By Howard Green.
The Premier League has claimed its first managerial victim of the 2020-21 season — Slaven Bilić. The now former manager of West Bromwich Albion has been replaced by Sam Allardyce.
This sacking was always going to happen. Bilić had had disagreements with the board, and both parties were considering ending the relationship.
It had always been rocky, mostly because the board and Bilić had wanted to sign different players. In fact, Bilić almost considered resigning after the club’s decision to loan out Ahmed Hegazi.
Unless Bilić was in a more formidable position in the league or indeed called it quits himself, he was going to face the sack. Left in 19th place, but arguably still having a decent chance of avoiding relegation, Allardyce has taken charge.
Whatever the context, Bilić’s sacking still seems harsh. He led them to promotion in his first season, only to be replaced 13 games into their new top-flight campaign.
The appointment of Allardyce is stereotypical for a club in danger of relegation. Since leaving the England job after one game in charge, he has managed Crystal Palace and Everton.
Allardyce’s appointment reeks of desperation from the West Brom board of wanting to remain in the Premier League, even at the cost of their fiery, successful Croatian manager.

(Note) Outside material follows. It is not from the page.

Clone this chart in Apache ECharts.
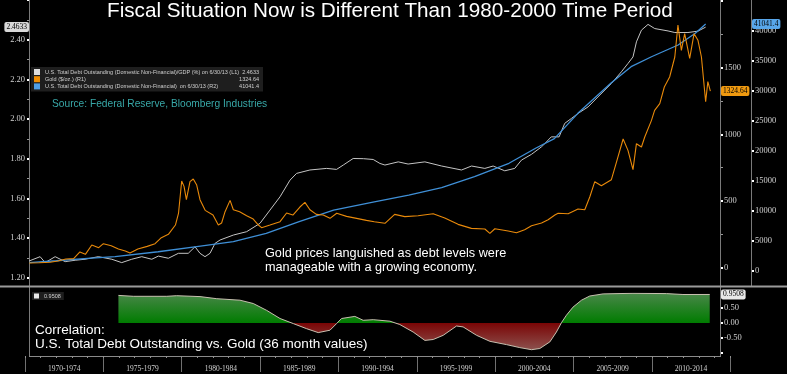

Bilić should’ve remained.
Although different managers stylistically, it’s worth pointing out how Daniel Farke of Norwich City has been treated in comparison to Bilić.
Despite the anticipated calamity that was the 2019-20 season for Norwich, the club stood by Farke. They have been far more accommodating to Farke than West Brom have been to Bilić, but their loyalty has been rewarded. Norwich sit on top of the Championship again, even amidst an injury crisis.
Beyond West Brom, this sacking will most likely have a ripple effect on the Premier League. Once the first victim is claimed, rumours always begin on who will be gone next.
Chris Wilder looks likely to be next as his Sheffield United sit bottom of the table with just two points. But Wilder is Mr Sheffield United. Being a fan of the club, a former player and leading them to two promotions and a ninth-place finish — if it were any other manager in this position they might have been sacked already.
Once again, the Blades position is best compared to Norwich. Norwich stuck with Farke as he seemed like the most likely candidate to get them back up. This is likely what the Sheffield United board are thinking. However unlike Norwich, their position this season was not predicted.
One of the other managers in trouble is Mikel Arteta at Arsenal. Much like Wilder, Arteta would probably have been pushed out already if not for unlikely success, coming in the FA Cup last season. Arsenal currently sit 15th.
Clearly, the dilemma with this season’s failing managers is that they were unpredictably successful in the last. Bilić’s promotion, Wilder’s 9th place and Arteta’s FA Cup.
The issue is not what is happening now, but how that compares to the last season. Past success, even if it wasn’t that long ago, tends not to mean anything if it doesn’t translate into Premier League performances.
What makes the Premier League sack race more depressing is that its victims will be replaced by the typical boring short term ‘saviour’ managers. This was the case for Bilić. And the uniqueness of both Wilder and Arteta will be sacrificed in the name of mediocre seasonal performance.